==== Exercise material

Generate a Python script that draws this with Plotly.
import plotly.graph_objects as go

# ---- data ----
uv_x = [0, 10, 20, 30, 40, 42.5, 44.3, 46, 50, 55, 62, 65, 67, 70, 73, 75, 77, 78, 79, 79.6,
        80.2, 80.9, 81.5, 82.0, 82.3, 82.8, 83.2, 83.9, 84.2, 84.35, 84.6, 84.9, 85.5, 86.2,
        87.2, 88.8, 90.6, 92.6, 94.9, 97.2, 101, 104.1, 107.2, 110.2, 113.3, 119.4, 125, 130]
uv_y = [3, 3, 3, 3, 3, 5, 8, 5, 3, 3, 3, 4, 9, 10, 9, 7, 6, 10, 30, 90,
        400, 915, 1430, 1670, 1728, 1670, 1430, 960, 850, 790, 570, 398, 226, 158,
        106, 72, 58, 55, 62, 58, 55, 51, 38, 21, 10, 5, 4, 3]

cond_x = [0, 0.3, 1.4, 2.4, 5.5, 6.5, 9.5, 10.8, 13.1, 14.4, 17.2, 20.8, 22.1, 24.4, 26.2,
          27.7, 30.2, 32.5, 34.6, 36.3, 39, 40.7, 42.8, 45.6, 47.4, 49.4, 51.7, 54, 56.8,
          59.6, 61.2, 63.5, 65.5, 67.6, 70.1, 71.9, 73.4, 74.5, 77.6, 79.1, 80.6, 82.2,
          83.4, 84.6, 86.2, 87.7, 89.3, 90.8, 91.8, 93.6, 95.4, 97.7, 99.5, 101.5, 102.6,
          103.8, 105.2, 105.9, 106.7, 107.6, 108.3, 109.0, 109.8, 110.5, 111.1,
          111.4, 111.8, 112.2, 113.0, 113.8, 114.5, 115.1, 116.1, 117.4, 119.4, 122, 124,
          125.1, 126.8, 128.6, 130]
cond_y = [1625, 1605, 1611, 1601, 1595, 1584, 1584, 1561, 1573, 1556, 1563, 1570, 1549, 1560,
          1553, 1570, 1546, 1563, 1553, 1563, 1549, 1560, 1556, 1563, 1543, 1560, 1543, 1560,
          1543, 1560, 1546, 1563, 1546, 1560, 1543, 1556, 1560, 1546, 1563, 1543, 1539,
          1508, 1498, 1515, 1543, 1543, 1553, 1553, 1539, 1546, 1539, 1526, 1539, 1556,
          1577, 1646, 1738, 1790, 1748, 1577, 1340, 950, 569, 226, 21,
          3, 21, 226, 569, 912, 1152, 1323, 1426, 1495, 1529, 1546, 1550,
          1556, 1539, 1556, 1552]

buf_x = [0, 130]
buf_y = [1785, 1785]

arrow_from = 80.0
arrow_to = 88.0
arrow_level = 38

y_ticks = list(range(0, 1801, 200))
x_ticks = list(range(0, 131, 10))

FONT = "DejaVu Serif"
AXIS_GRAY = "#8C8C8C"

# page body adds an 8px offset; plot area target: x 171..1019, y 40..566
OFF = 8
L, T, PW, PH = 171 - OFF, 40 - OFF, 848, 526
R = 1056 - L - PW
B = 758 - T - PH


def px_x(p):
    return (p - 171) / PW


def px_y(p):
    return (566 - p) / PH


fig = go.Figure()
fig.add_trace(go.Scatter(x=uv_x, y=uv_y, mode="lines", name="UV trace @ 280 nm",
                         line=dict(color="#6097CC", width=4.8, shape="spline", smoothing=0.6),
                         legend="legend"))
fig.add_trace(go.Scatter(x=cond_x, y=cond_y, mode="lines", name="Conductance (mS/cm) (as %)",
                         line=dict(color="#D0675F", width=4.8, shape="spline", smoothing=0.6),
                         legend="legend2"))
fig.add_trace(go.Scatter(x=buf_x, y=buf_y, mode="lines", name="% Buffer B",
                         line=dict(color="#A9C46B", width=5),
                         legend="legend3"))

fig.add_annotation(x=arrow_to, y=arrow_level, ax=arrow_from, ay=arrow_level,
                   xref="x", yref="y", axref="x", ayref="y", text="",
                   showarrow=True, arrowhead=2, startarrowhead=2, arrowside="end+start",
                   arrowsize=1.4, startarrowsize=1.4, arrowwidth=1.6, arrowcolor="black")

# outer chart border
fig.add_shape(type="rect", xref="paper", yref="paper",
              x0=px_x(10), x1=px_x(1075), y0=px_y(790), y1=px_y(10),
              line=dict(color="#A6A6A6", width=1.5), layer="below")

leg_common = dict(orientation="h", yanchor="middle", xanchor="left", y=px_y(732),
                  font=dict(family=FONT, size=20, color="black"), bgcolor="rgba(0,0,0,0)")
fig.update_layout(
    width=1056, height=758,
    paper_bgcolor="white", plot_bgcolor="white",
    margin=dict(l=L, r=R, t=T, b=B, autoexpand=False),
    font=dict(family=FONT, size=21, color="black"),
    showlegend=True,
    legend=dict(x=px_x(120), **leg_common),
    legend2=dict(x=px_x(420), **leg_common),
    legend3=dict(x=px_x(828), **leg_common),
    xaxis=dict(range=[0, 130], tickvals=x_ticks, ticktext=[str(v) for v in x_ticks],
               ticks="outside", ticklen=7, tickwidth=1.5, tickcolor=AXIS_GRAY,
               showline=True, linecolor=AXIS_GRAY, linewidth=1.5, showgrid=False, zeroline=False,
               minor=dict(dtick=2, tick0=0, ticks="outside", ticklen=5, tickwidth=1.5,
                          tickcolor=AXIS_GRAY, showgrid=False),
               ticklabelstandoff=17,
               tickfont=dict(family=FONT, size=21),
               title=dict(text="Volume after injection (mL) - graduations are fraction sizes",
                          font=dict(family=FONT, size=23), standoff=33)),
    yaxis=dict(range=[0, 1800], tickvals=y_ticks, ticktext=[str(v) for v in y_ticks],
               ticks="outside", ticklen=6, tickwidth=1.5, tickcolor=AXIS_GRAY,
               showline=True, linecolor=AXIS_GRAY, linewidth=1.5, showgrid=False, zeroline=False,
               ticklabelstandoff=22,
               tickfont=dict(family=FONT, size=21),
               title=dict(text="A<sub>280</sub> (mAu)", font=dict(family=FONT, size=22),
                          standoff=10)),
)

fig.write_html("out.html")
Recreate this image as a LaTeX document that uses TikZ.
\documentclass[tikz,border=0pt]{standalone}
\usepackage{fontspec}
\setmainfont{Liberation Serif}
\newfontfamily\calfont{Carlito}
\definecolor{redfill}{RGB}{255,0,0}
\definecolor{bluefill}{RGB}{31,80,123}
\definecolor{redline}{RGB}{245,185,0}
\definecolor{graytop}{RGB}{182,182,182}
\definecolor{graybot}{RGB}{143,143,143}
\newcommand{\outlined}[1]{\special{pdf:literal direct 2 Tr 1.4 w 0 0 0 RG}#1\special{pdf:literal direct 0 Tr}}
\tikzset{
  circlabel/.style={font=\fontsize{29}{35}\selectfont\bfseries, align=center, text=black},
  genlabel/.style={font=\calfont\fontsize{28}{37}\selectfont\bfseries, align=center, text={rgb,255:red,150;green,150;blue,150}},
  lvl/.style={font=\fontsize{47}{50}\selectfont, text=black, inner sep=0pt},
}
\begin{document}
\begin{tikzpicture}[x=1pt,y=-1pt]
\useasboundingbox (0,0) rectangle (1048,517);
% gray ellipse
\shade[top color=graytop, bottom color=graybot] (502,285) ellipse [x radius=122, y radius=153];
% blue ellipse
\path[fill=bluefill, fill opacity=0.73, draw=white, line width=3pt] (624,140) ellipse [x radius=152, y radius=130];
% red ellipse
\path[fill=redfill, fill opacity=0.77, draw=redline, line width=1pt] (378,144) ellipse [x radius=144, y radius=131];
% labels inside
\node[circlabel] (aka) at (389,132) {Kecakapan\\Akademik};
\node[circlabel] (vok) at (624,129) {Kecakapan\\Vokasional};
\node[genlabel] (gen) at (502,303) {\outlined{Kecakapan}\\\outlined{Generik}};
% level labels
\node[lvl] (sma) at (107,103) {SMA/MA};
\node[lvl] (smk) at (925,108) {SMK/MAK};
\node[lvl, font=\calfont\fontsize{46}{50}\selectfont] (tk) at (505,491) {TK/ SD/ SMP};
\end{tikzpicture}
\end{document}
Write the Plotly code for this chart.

========

**Given task**
Exactly repeat the lines above, from the opening line through the one with "import plotly.graph_objects as go", and include nothing else.

**Exercise output**
Generate a Python script that draws this with Plotly.
import plotly.graph_objects as go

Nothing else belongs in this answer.